I am trying to write a MapReduce application in which the Mapper passes a set of values to the Reducer as follows:
Hello
World
Hello
Hello
World
Hi
Now these values are to be grouped and counted first and then some further processing is to be done. The code I wrote is:
public void reduce(Text key, Iterable<Text> values, Context context)

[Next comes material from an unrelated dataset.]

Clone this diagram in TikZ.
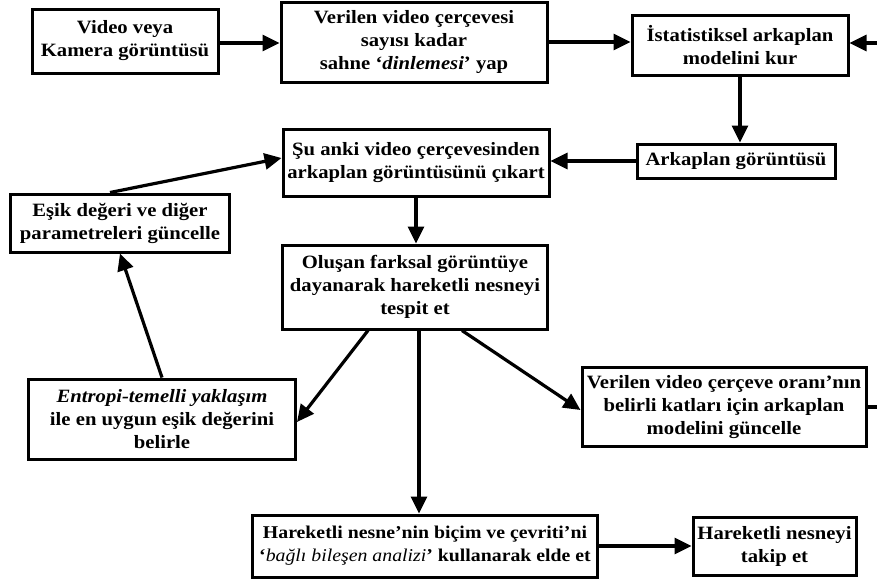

throws IOException, InterruptedException {
List<String> records = new ArrayList<String>();
/* Collects all the records from the mapper into the list. */
for (Text value : values) {
records.add(value.toString());
}
/* Groups the values. */
Map<String, Integer> groupedData = groupAndCount(records);
Set<String> groupKeys = groupedData.keySet();
/* Writes the grouped data. */
for (String groupKey : groupKeys) {
System.out.println(groupKey + ": " + groupedData.get(groupKey));
context.write(NullWritable.get(), new Text(groupKey + groupedData.get(groupKey)));
}
}
public Map<String, Integer> groupAndCount(List<String> records) {
Map<String, Integer> groupedData = new HashMap<String, Integer>();
String currentRecord = "";
Collections.sort(records);
for (String record : records) {
System.out.println(record);
if (!currentRecord.equals(record)) {
currentRecord = record;
groupedData.put(currentRecord, 1);
} else {
int currentCount = groupedData.get(currentRecord);
groupedData.put(currentRecord, ++currentCount);
}
}
return groupedData;
}
But in the output I get a count of 1 for all. The sysout statements are printed something like:
Hello
World
Hello: 1
World: 1
Hello
Hello: 1
Hello
World
Hello: 1
World: 1
Hi
Hi: 1
I cannot understand what the issue is and why not all records are received by the Reducer at once and passed to the groupAndCount method.
As you note in your comment, if each value has a different corresponding key then they will not be reduced in the same reduce call, and you’ll get the output you’re currently seeing.
Fundamental to Hadoop reducers is the notion that values will be collected and reduced for the same key – i suggest you re-read some of the Hadoop getting started documentation, especially the Word Count example, which appears to be roughly what you are trying to achieve with your code.